Centers To Link U.s., Mexican Businesses
(Thursday, May 22, 2003) -
When Jeffrey Hughes opened a franchise of Intelligent Office on El Paso's West Side in January, he was expecting that most of his clients would be from Juárez.
He envisioned that Juárez businessmen would want to spare their own clients a trip across the bridge by meeting in El Paso, preferably at a place that looked more professional than a booth at Village Inn, a place like Hughes' rent-by-the-hour offices and conference rooms.
But four months later, only four or five of his 22 clients come from across the Rio Grande.
"It should be 70 percent," said Hughes, who co-owns the business with his son Dax. "It's because we're not getting to them, not reaching them." Whereas large companies in the United States and Mexico have reaped the fruits of NAFTA, making deals back and forth, smaller businesses like Hughes' are still struggling to find partners on the other side.
This is the focus of new efforts by the city of Juárez to set up an American-style Small Business Development Center there, one that would be linked to the small-business center at El Paso Community College, and eventually, one that would be part of the entire network of such centers in the United States.
"We think that supporting small businesses will help economic development," said Maria Antonieta Venzor, Juárez director of financial and economic promotion. "The great majority of firms, 95 percent, are medium-sized or small. For small businesses in Mexico, the cost of penetrating the United States is high. (With help), I think any product could cross over."
Venzor's office is still looking for a site near the Bridge of the Americas in which to open the center June 11, in time for a three-day small business expo called "Sanchez@Sanchez to Smith" at a ProNaF convention center. The project started a year ago when Juárez businessmen asked the U.S. Small Business Administration in El Paso to help them. The city of Juárez took over the project and started talking to Roque Segura, director of the Small Business Development Center at El Paso Community College.
"They didn't want to reinvent the wheel, but to emulate" the El Paso center's model. "They don't have real knowledge of doing business on our side," Segura said. He recalled the fate of a Mexican businessman who wandered around El Paso for a week looking for an American partner for his lard business. If a small-business center had been in Juárez, he could have used its resources in his search.
Business experts say the desire to tap into international business is there.
"There's so much interest in Juárez. I'm confident it's going to be successful," said Cliff Paredes, director of the International Trade Center, a specialized small-business development center in San Antonio that helps small businesses import and export. The mentor relationship has already worked in Guadalajara, where a small-business center opened in November 1999. It started slowly, by building on an existing program at the Autonomous University of Guadalajara with a visit to San Antonio's International Trade Center.

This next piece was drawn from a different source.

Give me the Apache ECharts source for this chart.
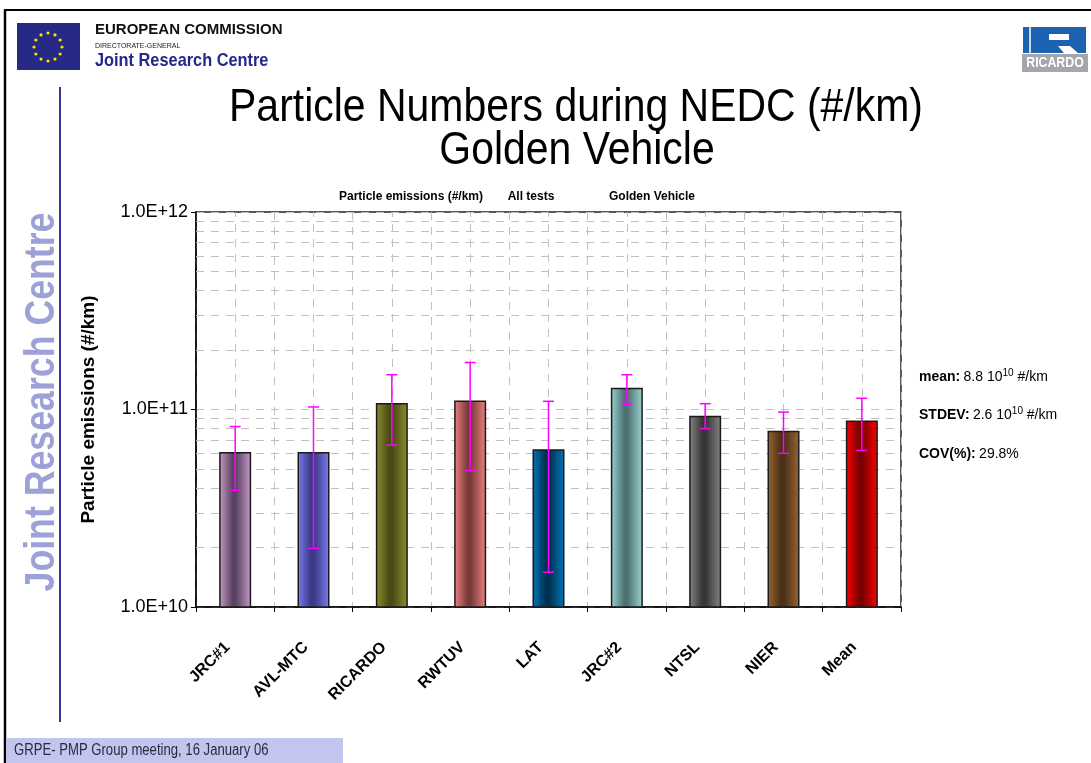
<!DOCTYPE html>
<html>
<head>
<meta charset="utf-8">
<script src="https://cdn.jsdelivr.net/npm/echarts@6/dist/echarts.min.js"></script>
<style>
  html, body { margin: 0; padding: 0; background: #fff; }
  #main { width: 1091px; height: 763px; }
</style>
</head>
<body>
<div id="main"></div>
<script>
// data
var categories = ['JRC#1', 'AVL-MTC', 'RICARDO', 'RWTUV', 'LAT', 'JRC#2', 'NTSL', 'NIER', 'Mean'];
var values = [6.1e10, 6.1e10, 1.08e11, 1.11e11, 6.3e10, 1.29e11, 9.3e10, 7.8e10, 8.8e10];
var errHigh = [8.2e10, 1.03e11, 1.50e11, 1.73e11, 1.10e11, 1.50e11, 1.07e11, 9.7e10, 1.14e11];
var errLow = [3.9e10, 1.98e10, 6.6e10, 4.9e10, 1.5e10, 1.06e11, 8.0e10, 6.0e10, 6.2e10];
var minorGrid = [2e10, 3e10, 4e10, 5e10, 6e10, 7e10, 8e10, 9e10,
                 2e11, 3e11, 4e11, 5e11, 6e11, 7e11, 8e11, 9e11];

// bar colours: edge colour and the dark middle of the shading
var barEdge = ['#c89cca', '#7c7cf2', '#8c8c2c', '#f08282', '#0077b8', '#9ad4d4', '#858585', '#9a6532', '#ff0000'];
var barMid = ['#5a4262', '#3a3a86', '#4a4a16', '#7a3a3a', '#00304f', '#4f7070', '#363636', '#4a3016', '#7a0000'];

var arial = '"Liberation Sans", Arial, sans-serif';

var chart = echarts.init(document.getElementById('main'));

// EU flag stars
var stars = [];
for (var k = 0; k < 12; k++) {
    var a = k / 12 * Math.PI * 2;
    stars.push({
        type: 'circle',
        shape: { cx: 48 + 14 * Math.cos(a), cy: 47 + 14 * Math.sin(a), r: 1.6 },
        style: { fill: '#ffe000' }
    });
}

var dashed = { color: '#c0c0c0', type: [8, 7], width: 1 };

function statText(y, txt) {
    return {
        type: 'text', x: 919, y: y,
        style: {
            text: txt,
            verticalAlign: 'middle',
            rich: {
                b: { fontFamily: arial, fontSize: 14, fontWeight: 'bold', fill: '#000', lineHeight: 18 },
                n: { fontFamily: arial, fontSize: 14, fill: '#000', lineHeight: 18 },
                s: { fontFamily: arial, fontSize: 10, fill: '#000', lineHeight: 18, verticalAlign: 'top' }
            }
        }
    };
}

function chartTitle(x, txt) {
    return { type: 'text', x: x, y: 197, style: { text: txt, fontFamily: arial, fontSize: 12, fontWeight: 'bold', fill: '#000', align: 'center', verticalAlign: 'middle' } };
}

chart.setOption({
    animation: false,
    backgroundColor: '#fff',
    grid: {
        left: 196, right: 190, top: 212, bottom: 156,
        show: true, borderColor: '#222', borderWidth: 1.5
    },
    xAxis: {
        type: 'category',
        data: categories,
        boundaryGap: true,
        axisLine: { lineStyle: { color: '#000', width: 1.5 } },
        axisTick: { show: true, length: 5, interval: 0, lineStyle: { color: '#000' } },
        splitLine: { show: true, interval: 0, lineStyle: dashed },
        axisLabel: {
            interval: 0, rotate: 45, margin: 30, padding: [0, 11, 0, 0],
            fontFamily: arial, fontSize: 16, fontWeight: 'bold', color: '#000'
        }
    },
    yAxis: {
        type: 'log',
        logBase: 10,
        min: 1e10,
        max: 1e12,
        name: 'Particle emissions (#/km)',
        nameLocation: 'middle',
        nameGap: 98,
        nameTextStyle: { fontFamily: arial, fontSize: 19, fontWeight: 'bold', color: '#000' },
        axisLine: { show: true, lineStyle: { color: '#000', width: 1.5 } },
        axisTick: { show: true, length: 5, lineStyle: { color: '#000' } },
        splitLine: { show: true, lineStyle: dashed },
        axisLabel: {
            fontFamily: arial, fontSize: 18, color: '#000', margin: 8,
            formatter: function (v) { return '1.0E+' + Math.round(Math.log10(v)); }
        }
    },
    series: [
        {
            type: 'bar',
            z: 3,
            barWidth: 32,
            data: values.map(function (v, i) {
                return {
                    value: v,
                    itemStyle: {
                        color: new echarts.graphic.LinearGradient(0, 0, 1, 0, [
                            { offset: 0, color: barEdge[i] },
                            { offset: 0.42, color: barMid[i] },
                            { offset: 0.52, color: barMid[i] },
                            { offset: 1, color: barEdge[i] }
                        ]),
                        borderColor: '#1a1a1a',
                        borderWidth: 1.5
                    }
                };
            }),
            markLine: {
                z: 1,
                silent: true,
                symbol: 'none',
                label: { show: false },
                lineStyle: dashed,
                data: categories.map(function (c) { return { xAxis: c }; })
                    .concat(minorGrid.map(function (v) { return { yAxis: v }; }))
            }
        },
        {
            type: 'custom',
            z: 4,
            encode: { x: 0, y: [1, 2] },
            data: categories.map(function (c, i) { return [i, errLow[i], errHigh[i]]; }),
            renderItem: function (params, api) {
                var lo = api.coord([api.value(0), api.value(1)]);
                var hi = api.coord([api.value(0), api.value(2)]);
                var w = 5.5;
                var st = { stroke: '#ff00ff', lineWidth: 1.5 };
                return {
                    type: 'group',
                    children: [
                        { type: 'line', shape: { x1: lo[0], y1: lo[1], x2: hi[0], y2: hi[1] }, style: st },
                        { type: 'line', shape: { x1: hi[0] - w, y1: hi[1], x2: hi[0] + w, y2: hi[1] }, style: st },
                        { type: 'line', shape: { x1: lo[0] - w, y1: lo[1], x2: lo[0] + w, y2: lo[1] }, style: st }
                    ]
                };
            }
        }
    ],
    graphic: [
        // slide frame
        { type: 'line', shape: { x1: 4, y1: 10, x2: 1091, y2: 10 }, style: { stroke: '#000', lineWidth: 2 } },
        { type: 'line', shape: { x1: 5, y1: 10, x2: 5, y2: 763 }, style: { stroke: '#000', lineWidth: 2.5 } },
        { type: 'line', shape: { x1: 60, y1: 87, x2: 60, y2: 722 }, style: { stroke: '#33339a', lineWidth: 2 } },
        // EU flag
        { type: 'rect', shape: { x: 17, y: 23, width: 63, height: 47 }, style: { fill: '#262a86' } },
        { type: 'group', children: stars },
        { type: 'text', x: 95, y: 30, style: { text: 'EUROPEAN COMMISSION', fontFamily: arial, fontSize: 15, fontWeight: 'bold', fill: '#111', verticalAlign: 'middle' } },
        { type: 'text', x: 95, y: 46, style: { text: 'DIRECTORATE-GENERAL', fontFamily: arial, fontSize: 7, fill: '#222', verticalAlign: 'middle' } },
        { type: 'text', x: 95, y: 61, scaleX: 0.86, style: { text: 'Joint Research Centre', fontFamily: arial, fontSize: 19, fontWeight: 'bold', fill: '#23288a', verticalAlign: 'middle' } },
        // vertical JRC text
        { type: 'text', x: 42, y: 402, rotation: Math.PI / 2, scaleX: 0.85, style: { text: 'Joint Research Centre', fontFamily: arial, fontSize: 42, fontWeight: 'bold', fill: '#9ca2d8', align: 'center', verticalAlign: 'middle' } },
        // RICARDO logo
        { type: 'rect', shape: { x: 1023, y: 27, width: 63, height: 26 }, style: { fill: '#1b62b0' } },
        { type: 'rect', shape: { x: 1029, y: 27, width: 2, height: 26 }, style: { fill: '#c8d8ee' } },
        { type: 'rect', shape: { x: 1049, y: 34, width: 20, height: 6 }, style: { fill: '#fff' } },
        { type: 'polygon', shape: { points: [[1058, 46], [1070, 46], [1078, 53], [1064, 53]] }, style: { fill: '#fff' } },
        { type: 'rect', shape: { x: 1022, y: 54, width: 66, height: 18 }, style: { fill: '#a3a7ab' } },
        { type: 'text', x: 1055, y: 63, scaleX: 0.88, style: { text: 'RICARDO', fontFamily: arial, fontSize: 14, fontWeight: 'bold', fill: '#fff', align: 'center', verticalAlign: 'middle' } },
        // slide title
        { type: 'text', x: 576, y: 108, scaleX: 0.89, style: { text: 'Particle Numbers during NEDC (#/km)', fontFamily: arial, fontSize: 46, fill: '#000', align: 'center', verticalAlign: 'middle' } },
        { type: 'text', x: 577, y: 151, scaleX: 0.89, style: { text: 'Golden Vehicle', fontFamily: arial, fontSize: 46, fill: '#000', align: 'center', verticalAlign: 'middle' } },
        // chart title
        chartTitle(411, 'Particle emissions (#/km)'),
        chartTitle(531, 'All tests'),
        chartTitle(652, 'Golden Vehicle'),
        // statistics
        statText(377, '{b|mean:} {n|8.8 10}{s|10}{n| #/km}'),
        statText(415, '{b|STDEV:} {n|2.6 10}{s|10}{n| #/km}'),
        statText(454, '{b|COV(%):} {n|29.8%}'),
        // footer
        { type: 'rect', shape: { x: 6, y: 738, width: 337, height: 25 }, style: { fill: '#c2c6ee' } },
        { type: 'text', x: 14, y: 751, scaleX: 0.82, style: { text: 'GRPE- PMP Group meeting, 16 January 06', fontFamily: arial, fontSize: 16, fill: '#2a2a40', verticalAlign: 'middle' } }
    ]
});
</script>
</body>
</html>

"It's such a totally new concept -- free assistance, funded by the government. It will take some time before the word spreads," Paredes said.
Guadalajara's five-person staff benefits from training by its American counterpart, thanks to a three-year grant of $300,000 from the United States Agency for International Development. The Guadalajara small-business development center has become a kind of model for 13 sprouting centers in other Mexican cities. Juárez Mayor Jesús Alfredo Delgado Muńoz said he has visited the Guadalajara center.
Ultimately, if services are on par with American small-business development centers, the Mexican centers could get a bona fide SBDC certification.
"Ten years from now, I see 100 SBDCs in Mexico and 1,000 in the U.S. completely linked, an instant bridge," said Robert McKinley, regional director of the South West Texas Border SBDC in San Antonio.
That idea is supported by the Partnership for Prosperity, launched by Presidents Bush and Vicente Fox. The partnership is a private-public alliance, which aims to devise ways to boost Mexico's economy in order to curb the immigration of undocumented Mexicans looking for jobs in the United States.
"One of the biggest challenges of Mexico is to formalize the economy," McKinley said. "Forty percent (of business transactions) is off the books."
The Partnership's 2002 plan includes securing mortgages in Mexico, building infrastructure including ports and air cargo facilities, expanding Mexico's Internet access, financing U.S. franchises by Mexican entrepreneurs and supporting small businesses in Mexico through American-style small-business development centers.